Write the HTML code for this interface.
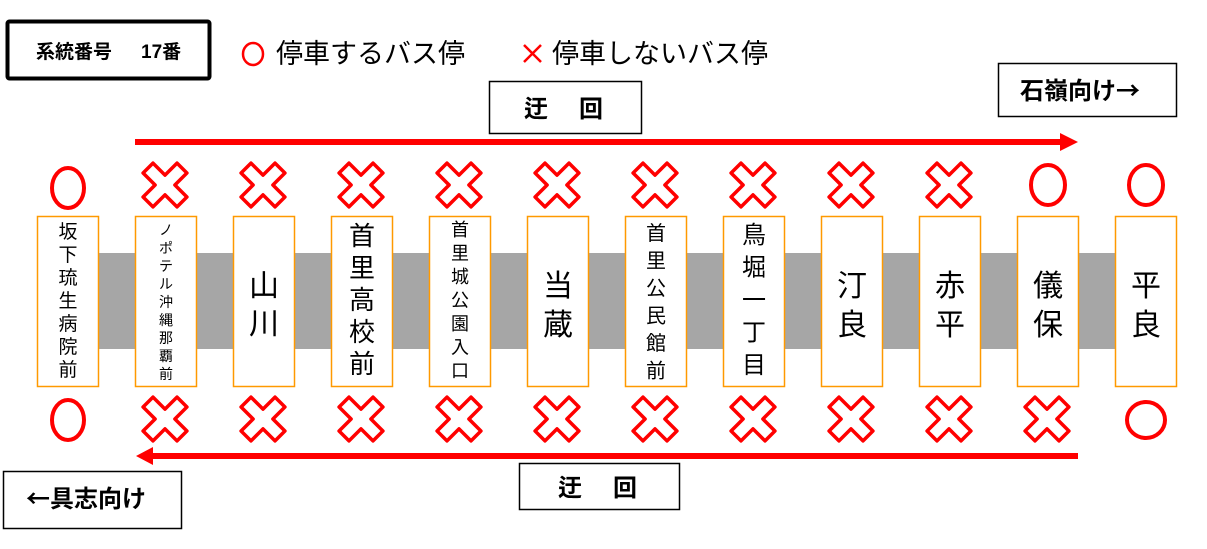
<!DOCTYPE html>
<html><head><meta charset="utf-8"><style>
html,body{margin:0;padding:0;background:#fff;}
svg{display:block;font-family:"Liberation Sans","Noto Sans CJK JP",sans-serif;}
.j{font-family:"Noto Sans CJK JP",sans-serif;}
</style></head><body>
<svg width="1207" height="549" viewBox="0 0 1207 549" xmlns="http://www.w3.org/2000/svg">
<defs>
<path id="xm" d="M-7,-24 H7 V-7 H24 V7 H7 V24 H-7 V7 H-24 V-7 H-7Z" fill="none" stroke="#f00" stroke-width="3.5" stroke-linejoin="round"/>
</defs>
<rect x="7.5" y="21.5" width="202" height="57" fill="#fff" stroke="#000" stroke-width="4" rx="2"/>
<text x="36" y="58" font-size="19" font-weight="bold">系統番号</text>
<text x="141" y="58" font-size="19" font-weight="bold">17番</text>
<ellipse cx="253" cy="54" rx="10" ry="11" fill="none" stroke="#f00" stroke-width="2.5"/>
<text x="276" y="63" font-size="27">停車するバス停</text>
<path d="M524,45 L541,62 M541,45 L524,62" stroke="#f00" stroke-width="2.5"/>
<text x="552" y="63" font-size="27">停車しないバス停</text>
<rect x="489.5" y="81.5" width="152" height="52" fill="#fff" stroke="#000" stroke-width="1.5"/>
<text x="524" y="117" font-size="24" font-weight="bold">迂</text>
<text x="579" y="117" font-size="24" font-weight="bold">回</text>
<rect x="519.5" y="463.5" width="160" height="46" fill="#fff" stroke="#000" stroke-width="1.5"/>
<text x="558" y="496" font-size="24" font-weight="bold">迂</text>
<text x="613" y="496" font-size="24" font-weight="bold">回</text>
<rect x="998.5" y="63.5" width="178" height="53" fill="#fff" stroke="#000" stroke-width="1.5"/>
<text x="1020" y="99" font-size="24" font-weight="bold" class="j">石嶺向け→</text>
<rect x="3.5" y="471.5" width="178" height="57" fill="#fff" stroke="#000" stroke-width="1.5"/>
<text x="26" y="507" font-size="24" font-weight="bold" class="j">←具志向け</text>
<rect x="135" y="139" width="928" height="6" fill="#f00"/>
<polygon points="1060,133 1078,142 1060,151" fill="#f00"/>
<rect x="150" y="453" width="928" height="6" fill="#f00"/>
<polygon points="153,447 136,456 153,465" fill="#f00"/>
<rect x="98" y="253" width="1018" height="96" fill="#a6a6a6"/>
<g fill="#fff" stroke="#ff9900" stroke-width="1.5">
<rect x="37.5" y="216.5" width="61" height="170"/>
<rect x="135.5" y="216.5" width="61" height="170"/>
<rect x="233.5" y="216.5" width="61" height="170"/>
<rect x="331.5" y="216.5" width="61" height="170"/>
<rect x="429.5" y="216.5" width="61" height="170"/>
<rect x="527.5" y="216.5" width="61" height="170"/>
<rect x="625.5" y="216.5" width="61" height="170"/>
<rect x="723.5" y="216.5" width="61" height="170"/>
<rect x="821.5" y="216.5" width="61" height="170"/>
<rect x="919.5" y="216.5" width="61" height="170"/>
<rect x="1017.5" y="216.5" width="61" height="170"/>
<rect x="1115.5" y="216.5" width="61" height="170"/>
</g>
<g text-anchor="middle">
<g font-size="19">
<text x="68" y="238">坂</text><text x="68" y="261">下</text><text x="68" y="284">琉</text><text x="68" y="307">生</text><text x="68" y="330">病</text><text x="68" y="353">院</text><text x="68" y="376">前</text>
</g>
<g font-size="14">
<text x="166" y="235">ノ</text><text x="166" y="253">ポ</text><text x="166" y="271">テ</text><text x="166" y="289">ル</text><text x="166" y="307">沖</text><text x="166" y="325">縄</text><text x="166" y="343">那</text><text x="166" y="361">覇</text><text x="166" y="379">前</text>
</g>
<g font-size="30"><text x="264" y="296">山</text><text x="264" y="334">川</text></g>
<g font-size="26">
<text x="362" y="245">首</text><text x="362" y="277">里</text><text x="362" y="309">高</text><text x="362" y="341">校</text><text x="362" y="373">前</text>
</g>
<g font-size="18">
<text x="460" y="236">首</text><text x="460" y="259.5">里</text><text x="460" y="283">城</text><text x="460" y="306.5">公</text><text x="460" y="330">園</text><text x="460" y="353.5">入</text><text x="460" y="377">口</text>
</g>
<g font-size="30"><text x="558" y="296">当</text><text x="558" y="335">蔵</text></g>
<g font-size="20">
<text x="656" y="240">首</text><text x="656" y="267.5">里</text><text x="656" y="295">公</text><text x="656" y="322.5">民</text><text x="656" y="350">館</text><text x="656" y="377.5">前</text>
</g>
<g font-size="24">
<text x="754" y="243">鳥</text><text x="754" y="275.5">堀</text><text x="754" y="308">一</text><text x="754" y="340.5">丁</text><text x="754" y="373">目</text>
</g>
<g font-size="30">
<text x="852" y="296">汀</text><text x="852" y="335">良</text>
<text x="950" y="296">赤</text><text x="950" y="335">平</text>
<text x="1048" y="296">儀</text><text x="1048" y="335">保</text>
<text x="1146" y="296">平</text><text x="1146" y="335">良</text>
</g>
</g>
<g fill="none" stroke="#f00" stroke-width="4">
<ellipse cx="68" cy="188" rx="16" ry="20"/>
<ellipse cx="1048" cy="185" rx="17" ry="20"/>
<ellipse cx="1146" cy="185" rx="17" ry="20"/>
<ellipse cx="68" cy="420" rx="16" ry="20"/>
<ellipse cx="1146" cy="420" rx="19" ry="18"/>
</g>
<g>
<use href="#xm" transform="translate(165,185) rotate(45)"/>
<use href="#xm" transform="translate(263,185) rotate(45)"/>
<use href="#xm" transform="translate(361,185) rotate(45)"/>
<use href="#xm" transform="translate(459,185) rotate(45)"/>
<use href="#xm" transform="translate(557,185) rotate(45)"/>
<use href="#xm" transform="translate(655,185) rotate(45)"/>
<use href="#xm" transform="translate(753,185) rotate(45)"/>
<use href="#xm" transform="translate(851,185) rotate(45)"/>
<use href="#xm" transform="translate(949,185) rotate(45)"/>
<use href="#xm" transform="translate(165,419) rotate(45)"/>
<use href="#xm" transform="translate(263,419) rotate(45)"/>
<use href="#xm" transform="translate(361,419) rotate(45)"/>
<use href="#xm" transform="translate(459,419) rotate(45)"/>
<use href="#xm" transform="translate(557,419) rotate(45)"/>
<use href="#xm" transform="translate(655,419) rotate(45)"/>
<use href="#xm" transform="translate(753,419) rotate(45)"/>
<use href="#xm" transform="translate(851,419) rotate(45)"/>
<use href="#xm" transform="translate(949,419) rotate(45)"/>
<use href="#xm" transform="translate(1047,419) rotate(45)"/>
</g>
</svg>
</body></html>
::::::
Leave the images out and output the remaining material exactly as it stands.

• Answer to this exercise:
Write the HTML code for this interface.
<!DOCTYPE html>
<html><head><meta charset="utf-8"><style>
html,body{margin:0;padding:0;background:#fff;}
svg{display:block;font-family:"Liberation Sans","Noto Sans CJK JP",sans-serif;}
.j{font-family:"Noto Sans CJK JP",sans-serif;}
</style></head><body>
<svg width="1207" height="549" viewBox="0 0 1207 549" xmlns="http://www.w3.org/2000/svg">
<defs>
<path id="xm" d="M-7,-24 H7 V-7 H24 V7 H7 V24 H-7 V7 H-24 V-7 H-7Z" fill="none" stroke="#f00" stroke-width="3.5" stroke-linejoin="round"/>
</defs>
<rect x="7.5" y="21.5" width="202" height="57" fill="#fff" stroke="#000" stroke-width="4" rx="2"/>
<text x="36" y="58" font-size="19" font-weight="bold">系統番号</text>
<text x="141" y="58" font-size="19" font-weight="bold">17番</text>
<ellipse cx="253" cy="54" rx="10" ry="11" fill="none" stroke="#f00" stroke-width="2.5"/>
<text x="276" y="63" font-size="27">停車するバス停</text>
<path d="M524,45 L541,62 M541,45 L524,62" stroke="#f00" stroke-width="2.5"/>
<text x="552" y="63" font-size="27">停車しないバス停</text>
<rect x="489.5" y="81.5" width="152" height="52" fill="#fff" stroke="#000" stroke-width="1.5"/>
<text x="524" y="117" font-size="24" font-weight="bold">迂</text>
<text x="579" y="117" font-size="24" font-weight="bold">回</text>
<rect x="519.5" y="463.5" width="160" height="46" fill="#fff" stroke="#000" stroke-width="1.5"/>
<text x="558" y="496" font-size="24" font-weight="bold">迂</text>
<text x="613" y="496" font-size="24" font-weight="bold">回</text>
<rect x="998.5" y="63.5" width="178" height="53" fill="#fff" stroke="#000" stroke-width="1.5"/>
<text x="1020" y="99" font-size="24" font-weight="bold" class="j">石嶺向け→</text>
<rect x="3.5" y="471.5" width="178" height="57" fill="#fff" stroke="#000" stroke-width="1.5"/>
<text x="26" y="507" font-size="24" font-weight="bold" class="j">←具志向け</text>
<rect x="135" y="139" width="928" height="6" fill="#f00"/>
<polygon points="1060,133 1078,142 1060,151" fill="#f00"/>
<rect x="150" y="453" width="928" height="6" fill="#f00"/>
<polygon points="153,447 136,456 153,465" fill="#f00"/>
<rect x="98" y="253" width="1018" height="96" fill="#a6a6a6"/>
<g fill="#fff" stroke="#ff9900" stroke-width="1.5">
<rect x="37.5" y="216.5" width="61" height="170"/>
<rect x="135.5" y="216.5" width="61" height="170"/>
<rect x="233.5" y="216.5" width="61" height="170"/>
<rect x="331.5" y="216.5" width="61" height="170"/>
<rect x="429.5" y="216.5" width="61" height="170"/>
<rect x="527.5" y="216.5" width="61" height="170"/>
<rect x="625.5" y="216.5" width="61" height="170"/>
<rect x="723.5" y="216.5" width="61" height="170"/>
<rect x="821.5" y="216.5" width="61" height="170"/>
<rect x="919.5" y="216.5" width="61" height="170"/>
<rect x="1017.5" y="216.5" width="61" height="170"/>
<rect x="1115.5" y="216.5" width="61" height="170"/>
</g>
<g text-anchor="middle">
<g font-size="19">
<text x="68" y="238">坂</text><text x="68" y="261">下</text><text x="68" y="284">琉</text><text x="68" y="307">生</text><text x="68" y="330">病</text><text x="68" y="353">院</text><text x="68" y="376">前</text>
</g>
<g font-size="14">
<text x="166" y="235">ノ</text><text x="166" y="253">ポ</text><text x="166" y="271">テ</text><text x="166" y="289">ル</text><text x="166" y="307">沖</text><text x="166" y="325">縄</text><text x="166" y="343">那</text><text x="166" y="361">覇</text><text x="166" y="379">前</text>
</g>
<g font-size="30"><text x="264" y="296">山</text><text x="264" y="334">川</text></g>
<g font-size="26">
<text x="362" y="245">首</text><text x="362" y="277">里</text><text x="362" y="309">高</text><text x="362" y="341">校</text><text x="362" y="373">前</text>
</g>
<g font-size="18">
<text x="460" y="236">首</text><text x="460" y="259.5">里</text><text x="460" y="283">城</text><text x="460" y="306.5">公</text><text x="460" y="330">園</text><text x="460" y="353.5">入</text><text x="460" y="377">口</text>
</g>
<g font-size="30"><text x="558" y="296">当</text><text x="558" y="335">蔵</text></g>
<g font-size="20">
<text x="656" y="240">首</text><text x="656" y="267.5">里</text><text x="656" y="295">公</text><text x="656" y="322.5">民</text><text x="656" y="350">館</text><text x="656" y="377.5">前</text>
</g>
<g font-size="24">
<text x="754" y="243">鳥</text><text x="754" y="275.5">堀</text><text x="754" y="308">一</text><text x="754" y="340.5">丁</text><text x="754" y="373">目</text>
</g>
<g font-size="30">
<text x="852" y="296">汀</text><text x="852" y="335">良</text>
<text x="950" y="296">赤</text><text x="950" y="335">平</text>
<text x="1048" y="296">儀</text><text x="1048" y="335">保</text>
<text x="1146" y="296">平</text><text x="1146" y="335">良</text>
</g>
</g>
<g fill="none" stroke="#f00" stroke-width="4">
<ellipse cx="68" cy="188" rx="16" ry="20"/>
<ellipse cx="1048" cy="185" rx="17" ry="20"/>
<ellipse cx="1146" cy="185" rx="17" ry="20"/>
<ellipse cx="68" cy="420" rx="16" ry="20"/>
<ellipse cx="1146" cy="420" rx="19" ry="18"/>
</g>
<g>
<use href="#xm" transform="translate(165,185) rotate(45)"/>
<use href="#xm" transform="translate(263,185) rotate(45)"/>
<use href="#xm" transform="translate(361,185) rotate(45)"/>
<use href="#xm" transform="translate(459,185) rotate(45)"/>
<use href="#xm" transform="translate(557,185) rotate(45)"/>
<use href="#xm" transform="translate(655,185) rotate(45)"/>
<use href="#xm" transform="translate(753,185) rotate(45)"/>
<use href="#xm" transform="translate(851,185) rotate(45)"/>
<use href="#xm" transform="translate(949,185) rotate(45)"/>
<use href="#xm" transform="translate(165,419) rotate(45)"/>
<use href="#xm" transform="translate(263,419) rotate(45)"/>
<use href="#xm" transform="translate(361,419) rotate(45)"/>
<use href="#xm" transform="translate(459,419) rotate(45)"/>
<use href="#xm" transform="translate(557,419) rotate(45)"/>
<use href="#xm" transform="translate(655,419) rotate(45)"/>
<use href="#xm" transform="translate(753,419) rotate(45)"/>
<use href="#xm" transform="translate(851,419) rotate(45)"/>
<use href="#xm" transform="translate(949,419) rotate(45)"/>
<use href="#xm" transform="translate(1047,419) rotate(45)"/>
</g>
</svg>
</body></html>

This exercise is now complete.